Canon will release its first RF-mount tilt-shift lenses within the next year, claims Canon Rumors. What’s more, these will “be the first tilt-shift lenses with autofocus.”
At the time of writing, Canon offers a number of tilt-shift lenses for its DSLR lineup, including the 17mm f/4L, the 24mm f/3.5L II, and the 90mm f/2.8L Macro. But all of Canon’s TS lenses are manual focus only, and Canon has not yet produced a tilt-shift option for mirrorless shooters.
If the rumors are right, Canon will release two wide-angle TS lenses:
- A 14mm f/4L lens
- A 24mm f/3.5L lens
The 14mm f/4L lens should be perfect for ultra-wide landscape photography; with a 14mm focal length, you gain the expansive field of view that’s especially popular among pro landscape photographers. It’s a perspective that cannot be matched by Canon’s current tilt-shift offerings (Canon’s widest TS lens is the aforementioned 17mm f/4L, followed by the 24mm f/3.5L II).
The 24mm f/3.5L, while perhaps less groundbreaking, offers a “standard” wide-angle perspective. It’ll undoubtedly excel when shooting landscapes, architecture, and even environmental portraits, either as a conventional lens or with the tilt-shift effects applied.
But what’s the value of a tilt-shift lens?
Lenses featuring tilt-shift capabilities allow you to address certain problems posed by architecture and landscape photography (though the TS effect is also just cool!). Specifically, tilting the lens adjusts the plane of focus. You can use this to produce a “miniature” effect, where all the elements look small and human-made – or you can use it to keep certain elements in focus while blurring out other elements.
So a landscape photographer might use the tilt effect to keep an entire scene in focus from front to back, even with a shallow depth of field. And a portrait photographer might use the tilt effect to creatively blur out all but the subject’s face.

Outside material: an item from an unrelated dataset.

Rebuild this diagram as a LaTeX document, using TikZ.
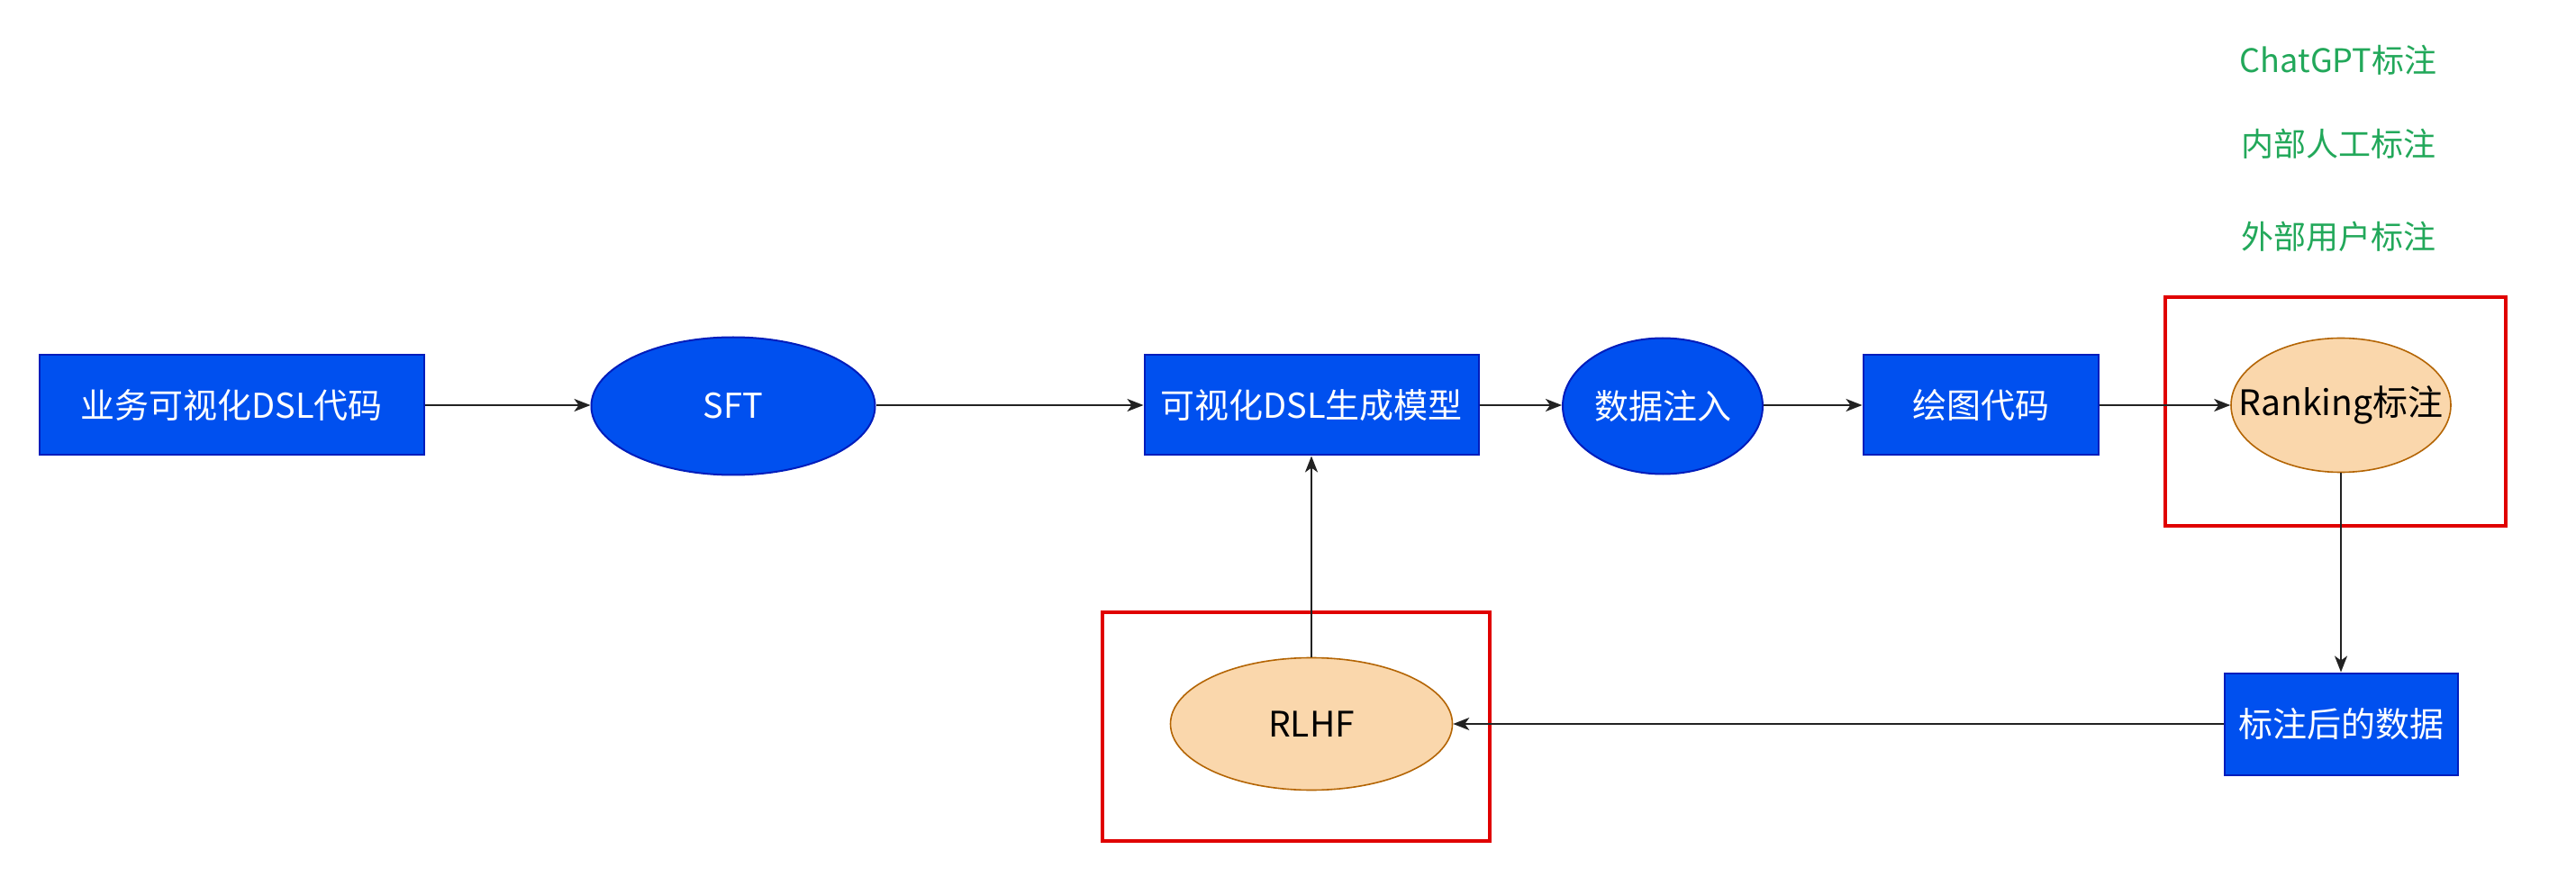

You can also shift the lens; this essentially lets you choose a vantage point off to the side of your camera, but without having to move the camera body. It’s invaluable for architectural photography, where shifting the lens upward prevents unwanted distortion. You can also use the shift effect when capturing panoramas in landscape photography (it makes for beautiful, easily stitched results!).
Currently, Canon’s tilt-shift lenses are relatively expensive, and I doubt this RF-mount glass will break the mold, especially given the added autofocus capabilities. But we’ll ultimately have to wait and see; Canon Rumors suggests a “first half of 2022” announcement (one that should, incidentally, come “alongside a high-megapixel camera”).